And we certainly didn’t really know what she was up to…
The Times article on Judy Miller falls somewhat short of being the sort of mea culpa we saw after Jason Blair, and as Arianna notes, significant questions remain unanswered…but neither is it exactly a statement of unqualified support for Judy. In fact, the Times seems to go out of its way to distance itself from its one-time star reporter:
But Mr. Sulzberger and the paper’s executive editor, Bill Keller, knew few details about Ms. Miller’s conversations with her confidential source other than his name. They did not review Ms. Miller’s notes. Mr. Keller said he learned about the “Valerie Flame” notation only this month. Mr. Sulzberger was told about it by Times reporters on Thursday.
Interviews show that the paper’s leaders, in taking what they considered to be a principled stand, ultimately left the major decisions in the case up to Ms. Miller, an intrepid reporter whom editors found hard to control.
* * *
Ms. Miller had written a string of articles before the war – often based on the accounts of Bush administration officials and Iraqi defectors – strongly suggesting that Saddam Hussein was developing these weapons of mass destruction.
When no evidence of them was found, her reporting, along with that of some other journalists, came under fire. She was accused of writing articles that helped the Bush administration make its case for war.
“I told her there was unease, discomfort, unhappiness over some of the coverage,” said Roger Cohen, who was the foreign editor at the time. “There was concern that she’d been convinced in an unwarranted way, a way that was not holding up, of the possible existence of W.M.D.”
* * *
Within a few weeks, in one of his first personnel moves, Mr. Keller told Ms. Miller that she could no longer cover Iraq and weapons issues. Even so, Mr. Keller said, “she kept kind of drifting on her own back into the national security realm.”
* * *
Douglas Frantz, who succeeded Mr. Engelberg as the investigative editor, said that Ms. Miller once called herself “Miss Run Amok.”
“I said, ‘What does that mean?’ ” said Mr. Frantz, who was recently appointed managing editor at The Los Angeles Times. “And she said, ‘I can do whatever I want.’ ”
Ms. Miller said she remembered the remark only vaguely but must have meant it as a joke, adding, “I have strong elbows, but I’m not a dope.”
* * *
It was in these early days that Mr. Keller and Mr. Sulzberger learned Mr. Libby’s identity. Neither man asked Ms. Miller detailed questions about her conversations with him.
Both said they viewed the case as a matter of principle, which made the particulars less important. “I didn’t interrogate her about the details of the interview,” Mr. Keller said. “I didn’t ask to see her notes. And I really didn’t feel the need to do that.”
Still, Mr. Keller said the case was not ideal: “I wish it had been a clear-cut whistle-blower case.
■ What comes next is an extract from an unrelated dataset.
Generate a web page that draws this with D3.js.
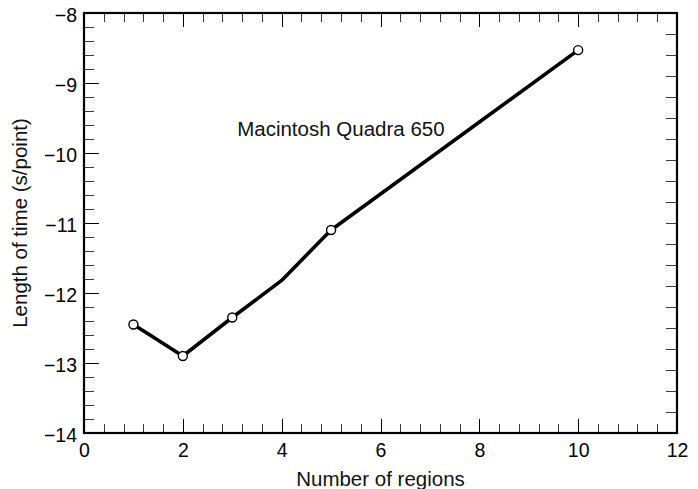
<!DOCTYPE html>
<html>
<head>
<meta charset="utf-8">
<script src="https://cdn.jsdelivr.net/npm/d3@7"></script>
<style>
  html, body { margin: 0; padding: 0; background: #fff; }
  svg { display: block; font-family: "Liberation Sans", Arial, Helvetica, sans-serif; }
</style>
</head>
<body>
<svg id="chart" width="698" height="489"></svg>
<script>
// Timing per point versus number of regions
const regions = [1, 2, 3, 4, 5, 10];
const timePerPoint = [-12.45, -12.9, -12.35, -11.82, -11.1, -8.53];
const markedRegions = [1, 2, 3, 5, 10];

const xTickLabels = [0, 2, 4, 6, 8, 10, 12];
const yTickLabels = [-14, -13, -12, -11, -10, -9, -8];
const annotation = "Macintosh Quadra 650";

const W = 698, H = 489;
const margin = { left: 84, right: 21, top: 13, bottom: 56 };

const svg = d3.select("#chart");
const x = d3.scaleLinear().domain([0, 12]).range([margin.left, W - margin.right]);
const y = d3.scaleLinear().domain([-14, -8]).range([H - margin.bottom, margin.top]);

const fmt = d => (d < 0 ? "\u2212" + Math.abs(d) : String(d));

// minor tick positions
const xMinor = d3.range(0, 61).map(i => i * 0.4).filter(v => v > 0 && v < 12 && Math.abs(v / 2 - Math.round(v / 2)) > 1e-6);
const yMinor = d3.range(1, 30).map(i => -14 + i * 0.2).filter(v => Math.abs(v - Math.round(v)) > 1e-6);
const yRight = d3.range(1, 20).map(i => -8 - i * 0.3);

function axisGroup(axis, transform) {
  const g = svg.append("g").attr("transform", transform).call(axis);
  g.select(".domain").remove();
  g.selectAll("line").attr("shape-rendering", "crispEdges");
  return g;
}

const minorColor = "#3a3a3a";

// bottom axis
const bottomMinor = axisGroup(d3.axisBottom(x).tickValues(xMinor).tickSize(-9).tickFormat(""),
  `translate(0,${y(-14)})`);
bottomMinor.selectAll("line").attr("stroke", minorColor);
const bottomMajor = axisGroup(d3.axisBottom(x).tickValues(xTickLabels).tickSize(-14).tickPadding(0).tickFormat(fmt),
  `translate(0,${y(-14)})`);
bottomMajor.selectAll("line").attr("stroke", "#000");
bottomMajor.selectAll("text")
  .attr("y", 24).attr("dy", null)
  .attr("font-size", 19.5).attr("fill", "#000")
  .attr("font-family", "Liberation Sans, Arial, sans-serif");

// top axis
const topMinor = axisGroup(d3.axisTop(x).tickValues(xMinor).tickSize(-9).tickFormat(""),
  `translate(0,${y(-8)})`);
topMinor.selectAll("line").attr("stroke", minorColor);
const topMajor = axisGroup(d3.axisTop(x).tickValues(xTickLabels).tickSize(-14).tickFormat(""),
  `translate(0,${y(-8)})`);
topMajor.selectAll("line").attr("stroke", "#000");

// left axis
const leftMinor = axisGroup(d3.axisLeft(y).tickValues(yMinor).tickSize(-10).tickFormat(""),
  `translate(${x(0)},0)`);
leftMinor.selectAll("line").attr("stroke", minorColor);
const leftMajor = axisGroup(d3.axisLeft(y).tickValues(yTickLabels).tickSize(-15).tickFormat(fmt),
  `translate(${x(0)},0)`);
leftMajor.selectAll("line").attr("stroke", "#000");
leftMajor.selectAll("text")
  .attr("x", -7).attr("dy", null).attr("y", 8)
  .attr("text-anchor", "end")
  .attr("font-size", 19.5).attr("fill", "#000")
  .attr("font-family", "Liberation Sans, Arial, sans-serif");

// right axis
const rightAx = axisGroup(d3.axisRight(y).tickValues(yRight).tickSize(-11).tickFormat(""),
  `translate(${x(12)},0)`);
rightAx.selectAll("line").attr("stroke", minorColor);

// frame
svg.append("rect")
  .attr("x", x(0)).attr("y", y(-8))
  .attr("width", x(12) - x(0)).attr("height", y(-14) - y(-8))
  .attr("fill", "none").attr("stroke", "#000").attr("stroke-width", 2.2);

// data line
const pts = regions.map((r, i) => [r, timePerPoint[i]]);
svg.append("path")
  .datum(pts)
  .attr("fill", "none")
  .attr("stroke", "#000")
  .attr("stroke-width", 3.6)
  .attr("stroke-linejoin", "round")
  .attr("d", d3.line().x(d => x(d[0])).y(d => y(d[1])));

// markers
svg.append("g").selectAll("circle")
  .data(pts.filter(d => markedRegions.includes(d[0])))
  .join("circle")
  .attr("cx", d => x(d[0]))
  .attr("cy", d => y(d[1]))
  .attr("r", 4.5)
  .attr("fill", "#fff")
  .attr("stroke", "#000")
  .attr("stroke-width", 1.4);

// annotation
svg.append("text")
  .attr("x", x(3.1)).attr("y", y(-9.75))
  .attr("font-size", 20.5).attr("fill", "#111")
  .text(annotation);

// axis titles
svg.append("text")
  .attr("x", (x(0) + x(12)) / 2).attr("y", 485.5)
  .attr("text-anchor", "middle")
  .attr("font-size", 20.5).attr("fill", "#111")
  .text("Number of regions");

svg.append("text")
  .attr("transform", `translate(27,${(y(-8) + y(-14)) / 2}) rotate(-90)`)
  .attr("text-anchor", "middle")
  .attr("font-size", 20.5).attr("fill", "#111")
  .text("Length of time (s/point)");
</script>
</body>
</html>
I wish it had been a reporter who came with less public baggage.”
* * *
Mr. Sulzberger said he did not personally write the editorials, but regularly urged Ms. Collins to devote space to them. After Ms. Miller was jailed, an editorial acknowledged that “this is far from an ideal case,” before saying, “If Ms. Miller testifies, it may be immeasurably harder in the future to persuade a frightened government employee to talk about malfeasance in high places.”
* * *
At a gathering in the newsroom, she made a speech claiming victories for press freedom. Her colleagues responded with restrained applause, seemingly as mystified by the outcome of her case as the public.
* * *
The Times incurred millions of dollars in legal fees in Ms. Miller’s case. It limited its own ability to cover aspects of one of the biggest scandals of the day. Even as the paper asked for the public’s support, it was unable to answer its questions.
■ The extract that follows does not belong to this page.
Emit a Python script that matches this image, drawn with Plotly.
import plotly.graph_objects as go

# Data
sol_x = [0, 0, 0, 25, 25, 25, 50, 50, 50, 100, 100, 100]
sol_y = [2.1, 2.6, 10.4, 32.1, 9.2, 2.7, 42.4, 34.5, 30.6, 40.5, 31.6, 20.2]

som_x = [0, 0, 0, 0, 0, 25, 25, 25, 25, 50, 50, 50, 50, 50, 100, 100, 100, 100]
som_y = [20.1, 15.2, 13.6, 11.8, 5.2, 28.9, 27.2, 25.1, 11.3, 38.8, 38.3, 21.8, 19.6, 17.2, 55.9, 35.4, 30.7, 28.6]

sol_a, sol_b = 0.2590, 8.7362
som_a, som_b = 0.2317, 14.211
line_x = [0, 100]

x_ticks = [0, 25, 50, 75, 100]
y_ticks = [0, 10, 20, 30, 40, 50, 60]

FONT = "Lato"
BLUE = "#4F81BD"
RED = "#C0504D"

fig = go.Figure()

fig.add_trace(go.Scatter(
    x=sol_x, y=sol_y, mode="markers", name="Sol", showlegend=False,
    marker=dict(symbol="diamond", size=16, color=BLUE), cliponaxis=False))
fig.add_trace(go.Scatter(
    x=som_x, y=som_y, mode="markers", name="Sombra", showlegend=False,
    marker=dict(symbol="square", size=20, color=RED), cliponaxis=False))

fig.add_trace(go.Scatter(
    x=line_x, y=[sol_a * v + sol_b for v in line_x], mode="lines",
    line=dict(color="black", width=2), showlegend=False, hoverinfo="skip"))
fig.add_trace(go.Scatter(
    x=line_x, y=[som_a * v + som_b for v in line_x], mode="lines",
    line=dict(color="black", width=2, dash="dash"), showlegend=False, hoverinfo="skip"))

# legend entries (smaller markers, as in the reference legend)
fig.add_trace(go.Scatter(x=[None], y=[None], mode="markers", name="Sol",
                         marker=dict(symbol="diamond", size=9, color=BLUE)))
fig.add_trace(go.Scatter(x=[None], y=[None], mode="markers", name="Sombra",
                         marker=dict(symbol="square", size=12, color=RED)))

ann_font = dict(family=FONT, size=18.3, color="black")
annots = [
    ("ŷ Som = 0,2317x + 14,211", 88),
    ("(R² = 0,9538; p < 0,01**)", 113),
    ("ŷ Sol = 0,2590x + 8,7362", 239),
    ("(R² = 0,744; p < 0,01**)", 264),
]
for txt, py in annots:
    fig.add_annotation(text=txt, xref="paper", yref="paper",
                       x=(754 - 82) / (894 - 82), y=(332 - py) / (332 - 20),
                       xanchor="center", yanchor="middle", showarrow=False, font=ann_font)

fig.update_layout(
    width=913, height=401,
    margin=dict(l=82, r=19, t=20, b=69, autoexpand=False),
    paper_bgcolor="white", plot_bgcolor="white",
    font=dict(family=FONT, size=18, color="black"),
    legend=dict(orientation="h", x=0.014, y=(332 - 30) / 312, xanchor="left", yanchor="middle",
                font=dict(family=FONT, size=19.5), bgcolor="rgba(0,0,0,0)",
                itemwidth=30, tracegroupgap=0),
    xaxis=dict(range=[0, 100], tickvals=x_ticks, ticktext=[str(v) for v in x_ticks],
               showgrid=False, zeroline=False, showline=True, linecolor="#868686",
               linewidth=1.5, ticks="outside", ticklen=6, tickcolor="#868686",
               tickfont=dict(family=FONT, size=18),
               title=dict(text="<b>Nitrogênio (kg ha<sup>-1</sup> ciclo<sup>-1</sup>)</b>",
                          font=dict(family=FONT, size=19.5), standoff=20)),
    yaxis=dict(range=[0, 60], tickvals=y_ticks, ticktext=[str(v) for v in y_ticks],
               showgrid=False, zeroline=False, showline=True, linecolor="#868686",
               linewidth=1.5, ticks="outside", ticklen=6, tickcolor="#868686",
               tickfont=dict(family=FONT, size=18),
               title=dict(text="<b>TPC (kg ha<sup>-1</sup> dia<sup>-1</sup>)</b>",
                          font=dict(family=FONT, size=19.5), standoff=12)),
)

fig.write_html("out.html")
I think this is really two articles–the article the editors wanted written, assuring readers that Judy Miller was a loose cannon and nothing she did should reflect poorly on the journalistic integrity of the Times…and the article that the rank and file wanted to see, in which some truths about this inexplicably privileged idiot of a co-worker were made public. I suspect the writers got as much of the latter in as they could, working within the institutional constraints of the Times, and probably more than they would have if the newsroom weren’t on the verge of mutiny.